Sepsis Stories
Marie O’Shea: Survived Sepsis

A few weeks earlier, I had a defibrillator/pacemaker implanted to correct a genetic heart condition. As I went about my daily business, I felt healthy and full of gratitude that my heart issue was quickly identified and remedied.  I surely did not suspect that I would be fighting for my life in less than 24 hours.

Around 9:30 p.m., I experienced epigastric distress that continued throughout the night. The pain felt exactly like the pain I experienced when I had my gall bladder removed 30 years earlier.  Finally, at 5:00 a.m. on December 9, I called my cardiologist, who recommended that I head to the ED immediately.

In the ED, I was in a cubicle that had three walls.  Each wall had a sign on it—Could this patient have sepsis?   The doctors in the ED quickly recognized that I had severe sepsis and was in septic shock.  They  started a sepsis bundle and saved my life.

It turns out that a bile duct was blocked, which caused an infection to run rampant through my body. I spent ten days in the hospital (two of those days in ICU), being pumped full of antibiotics, steroids, and fluids. My abdomen was cleaned out and a stent was placed in the bile duct to clear the blockage. The stent was removed in early January; no further signs of infection were present.

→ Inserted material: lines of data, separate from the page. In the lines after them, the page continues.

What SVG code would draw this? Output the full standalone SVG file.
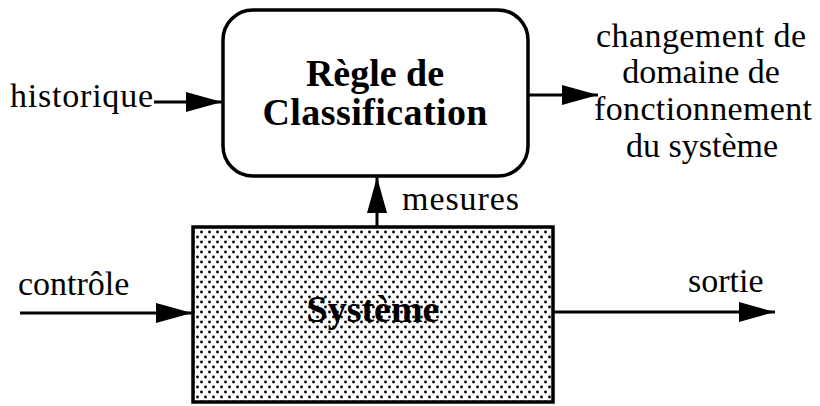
<svg xmlns="http://www.w3.org/2000/svg" width="820" height="406" viewBox="0 0 820 406">
<defs>
<style>
.t{font-family:"Liberation Serif","Times New Roman",serif;font-size:34px;fill:#000}
.b{font-family:"Liberation Serif","Times New Roman",serif;font-size:38px;font-weight:bold;fill:#000}
.ln{stroke:#000;stroke-width:3;fill:none}
.box{stroke:#000;stroke-width:3.5}
</style>
<pattern id="dots" width="8" height="10" patternUnits="userSpaceOnUse">
<rect width="8" height="10" fill="#fff"/>
<circle cx="1.5" cy="2" r="1.4" fill="#000"/>
<circle cx="5.5" cy="7" r="1.4" fill="#000"/>
</pattern>
<marker id="ah" viewBox="0 0 36 20" refX="36" refY="10" markerWidth="36" markerHeight="20" markerUnits="userSpaceOnUse" orient="auto">
<path d="M0,0 L36,10 L0,20 Z" fill="#000"/>
</marker>
</defs>
<g id="regle">
<rect class="box" x="223" y="10" width="305" height="166" rx="30" ry="30" fill="#fff"/>
<text class="b" x="375" y="86" text-anchor="middle">Règle de</text>
<text class="b" x="375" y="125" text-anchor="middle" textLength="225">Classification</text>
</g>
<g id="systeme">
<rect class="box" x="193" y="227" width="360" height="175" fill="url(#dots)"/>
<text class="b" x="373" y="322" text-anchor="middle">Système</text>
</g>
<g id="connectors">
<line class="ln" x1="154" y1="102" x2="222" y2="102" marker-end="url(#ah)"/>
<line class="ln" x1="529" y1="95" x2="598" y2="95" marker-end="url(#ah)"/>
<line class="ln" x1="377" y1="226" x2="377" y2="177" marker-end="url(#ah)"/>
<line class="ln" x1="20" y1="313" x2="192" y2="313" marker-end="url(#ah)"/>
<line class="ln" x1="554" y1="312" x2="775" y2="312" marker-end="url(#ah)"/>
</g>
<g id="labels">
<text class="t" x="10" y="107" textLength="143">historique</text>
<text class="t" x="402" y="210" textLength="117">mesures</text>
<text class="t" x="18" y="295">contrôle</text>
<text class="t" x="688" y="292">sortie</text>
<text class="t" x="701" y="47" text-anchor="middle" textLength="210">changement de</text>
<text class="t" x="701" y="83" text-anchor="middle">domaine de</text>
<text class="t" x="703" y="120" text-anchor="middle" textLength="218">fonctionnement</text>
<text class="t" x="702" y="157" text-anchor="middle">du système</text>
</g>
</svg>
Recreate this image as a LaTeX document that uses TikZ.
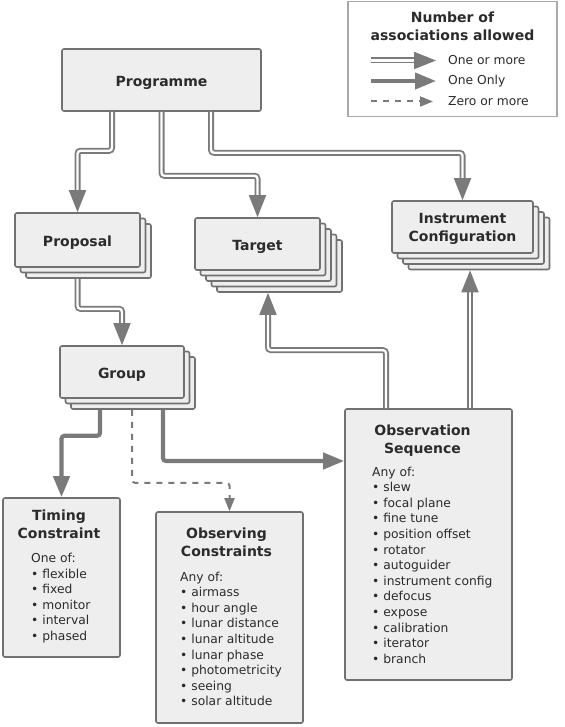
\documentclass[tikz,border=0pt]{standalone}
\usepackage{fontspec}
\setmainfont{DejaVu Sans}
\usetikzlibrary{arrows.meta,shadows}
\usepackage{xcolor}

\definecolor{boxfill}{HTML}{EEEEEE}
\definecolor{boxline}{HTML}{717171}
\definecolor{arrgray}{HTML}{7A7A7A}
\definecolor{txtgray}{HTML}{2B2B2B}
\definecolor{keyline}{HTML}{A9A9A9}

\tikzset{
  entity/.style={draw=boxline,fill=boxfill,line width=1.6pt,rounded corners=2pt,text=txtgray,
    font=\fontsize{14}{18}\selectfont\bfseries,inner sep=0pt,align=center,text height=13.2pt,text depth=0pt},
  sh/.style={general shadow={fill=boxfill,draw=boxline,line width=1.6pt,shadow xshift=#1,shadow yshift=-#1}},
  onemore/.style={draw=arrgray,line width=1.8pt,double=white,double distance=2.4pt,rounded corners=3pt,
    -{Triangle[length=22pt,width=17pt]}},
  oneonly/.style={draw=arrgray,line width=4.2pt,rounded corners=3pt,-{Triangle[length=21pt,width=16pt]}},
  zeromore/.style={draw=arrgray,line width=2pt,dash pattern=on 6pt off 6pt,rounded corners=3pt,
    -{Triangle[length=13pt,width=10pt]}},
  heading/.style={anchor=north,inner sep=0pt,align=center,text=txtgray,font=\fontsize{14}{18}\selectfont\bfseries},
  itemlist/.style={anchor=north west,inner sep=0pt,align=left,text=txtgray,font=\fontsize{12.3}{15.6}\selectfont},
  keytext/.style={anchor=west,inner sep=0pt,text=txtgray,font=\fontsize{12.3}{15.6}\selectfont},
}

\begin{document}
\begin{tikzpicture}[x=1pt,y=-1pt]
\useasboundingbox (0,0) rectangle (564,727);

% legend
\node[draw=keyline,line width=1.5pt,fill=white,minimum width=209pt,minimum height=115pt,inner sep=0pt] (key) at (452.5,59) {};
\node[heading] (keyt) at (452.5,11.5) {Number of\\associations allowed};
\node[keytext] (k1) at (448,60.5) {One or more};
\node[keytext] (k2) at (448,81) {One Only};
\node[keytext] (k3) at (448,101.5) {Zero or more};
\draw[onemore] ([xshift=-77]k1.west) -- ([xshift=-12]k1.west);
\draw[oneonly] ([xshift=-77]k2.west) -- ([xshift=-12]k2.west);
\draw[zeromore] ([xshift=-77]k3.west) -- ([xshift=-15]k3.west);

% boxes
\node[entity,minimum width=199pt,minimum height=62pt] (prog) at (161.5,80) {Programme};
\node[entity,sh=11pt,sh=5.5pt,minimum width=125pt,minimum height=54pt] (prop) at (77.5,240) {Proposal};
\node[entity,sh=22pt,sh=16.5pt,sh=11pt,sh=5.5pt,minimum width=125pt,minimum height=52pt] (targ) at (257.5,244) {Target};
\node[entity,sh=16.5pt,sh=11pt,sh=5.5pt,minimum width=141pt,minimum height=52pt] (inst) at (462.5,227) {};
\node[entity,sh=11pt,sh=5.5pt,minimum width=124pt,minimum height=52pt] (grp) at (122,372) {Group};
\node[entity,minimum width=117pt,minimum height=159pt] (tim) at (61.5,577.5) {};
\node[entity,minimum width=147pt,minimum height=211pt] (obsc) at (229.5,617.5) {};
\node[entity,minimum width=167pt,minimum height=271pt] (obs) at (428.5,544.5) {};

% box texts
\node[heading] (instt) at (462.5,213.5) {Instrument\\Configuration};
\node[heading] (timt) at (59,509.5) {Timing\\Constraint};
\node[itemlist] (timl) at (31,553) {One of:\\\textbullet\ flexible\\\textbullet\ fixed\\\textbullet\ monitor\\\textbullet\ interval\\\textbullet\ phased};
\node[heading] (obsct) at (226.5,527.5) {Observing\\Constraints};
\node[itemlist] (obscl) at (180,571.5) {Any of:\\\textbullet\ airmass\\\textbullet\ hour angle\\\textbullet\ lunar distance\\\textbullet\ lunar altitude\\\textbullet\ lunar phase\\\textbullet\ photometricity\\\textbullet\ seeing\\\textbullet\ solar altitude};
\node[heading] (obst) at (422.5,424.5) {Observation\\Sequence};
\node[itemlist] (obsl) at (372,466.5) {Any of:\\\textbullet\ slew\\\textbullet\ focal plane\\\textbullet\ fine tune\\\textbullet\ position offset\\\textbullet\ rotator\\\textbullet\ autoguider\\\textbullet\ instrument config\\\textbullet\ defocus\\\textbullet\ expose\\\textbullet\ calibration\\\textbullet\ iterator\\\textbullet\ branch};

% one or more
\draw[onemore] ([xshift=-49.5]prog.south) -- ++(0,39) -| (prop.north);
\draw[onemore] (prog.south) -- ++(0,64) -| (targ.north);
\draw[onemore] ([xshift=49.5]prog.south) -- ++(0,41) -| (inst.north);
\draw[onemore] ([yshift=-11]prop.south) -- ++(0,30) -| (grp.north);
\draw[onemore] ([xshift=-42.5]obs.north) -- ++(0,-58) -| ([xshift=10.5,yshift=-22]targ.south);
\draw[onemore] ([xshift=41.5]obs.north) -- ([xshift=7.5,yshift=-16.5]inst.south);

% one only
\draw[oneonly] ([xshift=-22,yshift=-11]grp.south) -- ++(0,26) -| (tim.north);
\draw[oneonly] ([xshift=41,yshift=-11]grp.south) |- ([yshift=83.5]obs.west);

% zero or more
\draw[zeromore] ([xshift=10,yshift=-11]grp.south) -- ++(0,73) -| (obsc.north);
\end{tikzpicture}
\end{document}
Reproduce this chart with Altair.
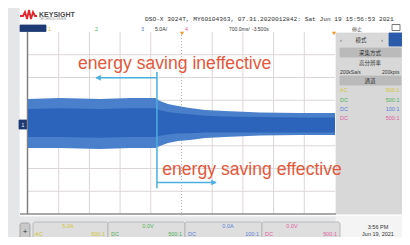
import altair as alt
import pandas as pd

# ---------------- waveform envelope (time in s, amplitude in divisions) ----------------
t_s      = [-7.00, -6.27, -5.36, -4.67, -4.10, -3.99, -3.81, -3.58, -3.31, -2.96, -2.51, -1.71, -0.80, 0.00]
env_top  = [1.05, 1.10, 1.05, 1.10, 1.10, 0.97, 0.84, 0.75, 0.66, 0.57, 0.53, 0.46, 0.44, 0.44]
env_bot  = [-1.10, -1.10, -1.14, -1.10, -1.10, -1.01, -0.88, -0.79, -0.75, -0.66, -0.62, -0.55, -0.53, -0.53]
core_top = [0.62, 0.65, 0.62, 0.65, 0.65, 0.56, 0.48, 0.43, 0.38, 0.32, 0.29, 0.26, 0.24, 0.24]
core_bot = [-0.62, -0.62, -0.65, -0.62, -0.62, -0.56, -0.50, -0.46, -0.45, -0.42, -0.42, -0.42, -0.42, -0.42]

# grid divisions (700 ms/div, 10 div; 8 vertical div)
x_grid = [-6.3, -5.6, -4.9, -4.2, -2.8, -2.1, -1.4, -0.7]
y_grid = [-3, -2, -1, 1, 2, 3]

# annotations
ann_text = ["energy saving ineffective", "energy saving effective"]
ann_t = [-5.86, -3.94]
ann_a = [2.37, -2.29]
marker_t = -4.06
marker_a = [2.24, -2.87]
arrow_end_t = [-5.45, -2.71]
arrow_a = [1.99, -2.61]
head_t = [-5.40, -2.76]
head_shape = ["triangle-left", "triangle-right"]

# ---------------- scales ----------------
XS = alt.Scale(domain=[-7, 0], range=[20, 327], nice=False, zero=False)
YS = alt.Scale(domain=[-4, 4], range=[206, 24], nice=False, zero=False)
PX = alt.Scale(domain=[8, 402], range=[0, 394], nice=False, zero=False)
PY = alt.Scale(domain=[8, 237], range=[0, 229], nice=False, zero=False)

Y = "#d2c436"; G = "#4fb35a"; B = "#5b7fd6"; P = "#e0609e"

def X(f, s): return alt.X(f, scale=s, axis=None)
def Yy(f, s): return alt.Y(f, scale=s, axis=None)

layers = []

# ---- chrome rectangles (page coords) ----
rect_rows = [
    (20, 410, 8, 216, "#ffffff", "#ffffff"),
    (336, 410, 216, 245, "#f4f4f4", "#f4f4f4"),
    (336, 410, 33, 214, "#d8d8d8", "#d8d8d8"),
    (20, 46, 25, 31.5, "#1d3a74", "#1d3a74"),
    (389, 410, 33, 46, "#2d5bab", "#2d5bab"),
    (340, 401, 48, 57, "#bababa", "#bababa"),
    (340, 401, 76, 85, "#bababa", "#bababa"),
    (19, 27, 120, 129, "#1d3a74", "#1d3a74"),
    (392, 400, 24.5, 30.5, "#ffffff", "#555555"),
]
rdf = pd.DataFrame(rect_rows, columns=["x", "x2", "y", "y2", "fill", "stroke"])
layers.append(alt.Chart(rdf).mark_rect(strokeWidth=0.8).encode(
    x=X("x:Q", PX), x2="x2:Q", y=Yy("y:Q", PY), y2="y2:Q",
    fill=alt.Fill("fill:N", scale=None), stroke=alt.Stroke("stroke:N", scale=None)))

box_rows = [
    (20, 30, 223, 240, "#c9c9c9", "#9a9a9a"),
    (33, 108, 222, 241, "#dedede", "#b0b0b0"),
    (108, 185, 222, 241, "#dedede", "#b0b0b0"),
    (185, 262, 222, 241, "#dedede", "#b0b0b0"),
    (262, 340, 222, 241, "#dedede", "#b0b0b0"),
]
bdf = pd.DataFrame(box_rows, columns=["x", "x2", "y", "y2", "fill", "stroke"])
layers.append(alt.Chart(bdf).mark_rect(strokeWidth=0.8, cornerRadius=2).encode(
    x=X("x:Q", PX), x2="x2:Q", y=Yy("y:Q", PY), y2="y2:Q",
    fill=alt.Fill("fill:N", scale=None), stroke=alt.Stroke("stroke:N", scale=None)))

# ---- grid ----
layers.append(alt.Chart(pd.DataFrame({"t": x_grid})).mark_rule(color="#ddd6d6", strokeWidth=1).encode(
    x=X("t:Q", XS), y=alt.value(24), y2=alt.value(206)))
layers.append(alt.Chart(pd.DataFrame({"a": y_grid})).mark_rule(color="#ddd6d6", strokeWidth=1).encode(
    y=Yy("a:Q", YS), x=alt.value(20), x2=alt.value(327)))
layers.append(alt.Chart(pd.DataFrame({"t": [-3.5]})).mark_rule(color="#bdb5b5", strokeWidth=1, strokeDash=[1, 2]).encode(
    x=X("t:Q", XS), y=alt.value(24), y2=alt.value(206)))
layers.append(alt.Chart(pd.DataFrame({"a": [0]})).mark_rule(color="#bdb5b5", strokeWidth=1, strokeDash=[1, 2]).encode(
    y=Yy("a:Q", YS), x=alt.value(20), x2=alt.value(327)))

# ---- plot borders ----
layers.append(alt.Chart(pd.DataFrame({"x": [27.5], "y": [32], "y2": [214]})).mark_rule(color="#808080", strokeWidth=1.5).encode(
    x=X("x:Q", PX), y=Yy("y:Q", PY), y2="y2:Q"))
layers.append(alt.Chart(pd.DataFrame({"x": [20], "x2": [336], "y": [214]})).mark_rule(color="#8c8c8c", strokeWidth=1.5).encode(
    x=X("x:Q", PX), x2="x2:Q", y=Yy("y:Q", PY)))

# ---- waveform ----
wdf = pd.DataFrame({"t": t_s, "top": env_top, "bot": env_bot, "ctop": core_top, "cbot": core_bot})
layers.append(alt.Chart(wdf).mark_area(color="#4a80cb").encode(
    x=X("t:Q", XS), y=Yy("top:Q", YS), y2="bot:Q"))
layers.append(alt.Chart(wdf).mark_area(color="#2b64ba").encode(
    x=X("t:Q", XS), y=Yy("ctop:Q", YS), y2="cbot:Q"))

# ---- markers / arrows ----
layers.append(alt.Chart(pd.DataFrame({"t": [marker_t], "a1": [marker_a[0]], "a2": [marker_a[1]]})).mark_rule(
    color="#4aaee0", strokeWidth=1.5).encode(x=X("t:Q", XS), y=Yy("a1:Q", YS), y2="a2:Q"))
layers.append(alt.Chart(pd.DataFrame({"t1": [marker_t, marker_t], "t2": arrow_end_t, "a": arrow_a})).mark_rule(
    color="#4aaee0", strokeWidth=1.5).encode(x=X("t1:Q", XS), x2="t2:Q", y=Yy("a:Q", YS)))
layers.append(alt.Chart(pd.DataFrame({"t": head_t, "a": arrow_a, "shape": head_shape})).mark_point(
    filled=True, opacity=1, color="#4aaee0", size=35).encode(
    x=X("t:Q", XS), y=Yy("a:Q", YS), shape=alt.Shape("shape:N", scale=None)))

layers.append(alt.Chart(pd.DataFrame({"t": ann_t, "a": ann_a, "text": ann_text})).mark_text(
    align="left", baseline="alphabetic", font="Liberation Sans", fontSize=17.6, color="#e5573a").encode(
    x=X("t:Q", XS), y=Yy("a:Q", YS), text="text:N"))

# ---- trigger markers ----
layers.append(alt.Chart(pd.DataFrame({"x": [182, 334], "y": [33.5, 33.5]})).mark_point(
    shape="triangle-down", filled=True, opacity=1, color="#f0a030", size=18).encode(
    x=X("x:Q", PX), y=Yy("y:Q", PY)))

# ---- logo ----
logo_x = [20, 23, 25, 27, 29, 31, 33, 35, 37]
logo_y = [16, 16, 12, 19, 10, 19, 12, 16, 16]
layers.append(alt.Chart(pd.DataFrame({"x": logo_x, "y": logo_y, "i": list(range(len(logo_x)))})).mark_line(
    color="#e0282e", strokeWidth=1.8).encode(x=X("x:Q", PX), y=Yy("y:Q", PY), order="i:O"))

# ---- texts ----
def texts(rows, align, font="Liberation Sans", weight="normal"):
    df = pd.DataFrame(rows, columns=["x", "y", "text", "color", "size"])
    return alt.Chart(df).mark_text(align=align, baseline="alphabetic", font=font, fontWeight=weight).encode(
        x=X("x:Q", PX), y=Yy("y:Q", PY), text="text:N",
        color=alt.Color("color:N", scale=None), size=alt.Size("size:Q", scale=None))

layers.append(texts([(39, 16.5, "KEYSIGHT", "#4a4a4a", 7)], "left", weight="bold"))
layers.append(texts([(145, 21, "DSO-X 3024T, MY60104363, 07.31.2020012842: Sat Jun 19 15:56:53 2021", "#333333", 6.2)],
                    "left", font="Liberation Mono"))

left_rows = [
    (39, 19.6, "TECHNOLOGIES", "#8a8a8a", 3.4),
    (48, 30.5, "1", Y, 5.5), (95, 30.5, "2", G, 5.5), (141, 30.5, "3", B, 5.5),
    (155, 30.5, "5.0A/", "#333333", 5.2), (185, 30.5, "4", P, 5.5),
    (229, 30.5, "700.0ms/", "#333333", 5), (252, 30.5, "-3.500s", "#333333", 5),
    (340, 42, "‹", "#555555", 6),
    (340, 74, "200kSa/s", "#333333", 5),
    (340, 92, "AC", Y, 5.5), (340, 101.5, "DC", G, 5.5), (340, 110.5, "DC", B, 5.5), (340, 119.5, "DC", P, 5.5),
    (35, 236, "AC", Y, 5.5), (111, 236, "DC", G, 5.5), (188, 236, "DC", B, 5.5), (265, 236, "DC", P, 5.5),
]
layers.append(texts(left_rows, "left"))

right_rows = [
    (383, 42, "›", "#555555", 6),
    (399.5, 74, "200kpts", "#333333", 5),
    (399.5, 92, "500:1", Y, 5.5), (399.5, 101.5, "500:1", G, 5.5), (399.5, 110.5, "100:1", B, 5.5), (399.5, 119.5, "500:1", P, 5.5),
    (105, 236, "500:1", Y, 5.5), (182, 236, "500:1", G, 5.5), (259, 236, "100:1", B, 5.5), (337, 236, "500:1", P, 5.5),
]
layers.append(texts(right_rows, "right"))

center_rows = [
    (68, 228, "5.0A", Y, 5.5), (148, 228, "0.0V", G, 5.5), (228, 228, "0.0A", B, 5.5), (292, 228, "0.0V", P, 5.5),
    (378, 228.5, "3:56 PM", "#333333", 5.5), (378, 236, "Jun 19, 2021", "#333333", 5.5),
    (25, 234, "+", "#333333", 8), (23, 126.8, "1", "#ffffff", 5),
]
layers.append(texts(center_rows, "center"))

cjk_rows = [
    (361, 42, "模式", "#333333", 5.5),
    (370, 55, "采集方式", "#333333", 5.5),
    (370, 64.5, "高分辨率", "#333333", 5.5),
    (370, 83, "通道", "#333333", 5.5),
    (357, 30.5, "停止", "#333333", 5),
]
layers.append(texts(cjk_rows, "center", font="Noto Sans CJK SC"))

chart = alt.layer(*layers).resolve_scale(x="independent", y="independent").properties(
    width=394, height=229, background="#e5e6e8", padding=0,
    autosize=alt.AutoSizeParams(type="none")
).configure_view(stroke=None)

chart.save("out.html", embed_options={"renderer": "svg", "actions": False})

I am so blessed–the sepsis cleared with no lingering damage, except for a slight yellowing of my lenses, which makes my vision slightly fuzzy, even with corrective lenses. I am especially grateful that the infection did not spread to my heart and my newly implanted pacemaker/defibrillator.  That is the miracle wrapped in my survival miracle.

I’m beyond grateful to the ED doctors and nurses who quickly recognized what was wrong with me and took the steps that literally saved my life.

I am truly grateful to the Rory Staunton Foundation for ensuring that people like me actually have a chance to survive sepsis.

It has been said that “grief can be the garden of compassion.”  Thank you, Rory’s family, for taking your grief to benevolently work to ensure that others have the chance denied to your own darling child.  I can never thank you enough.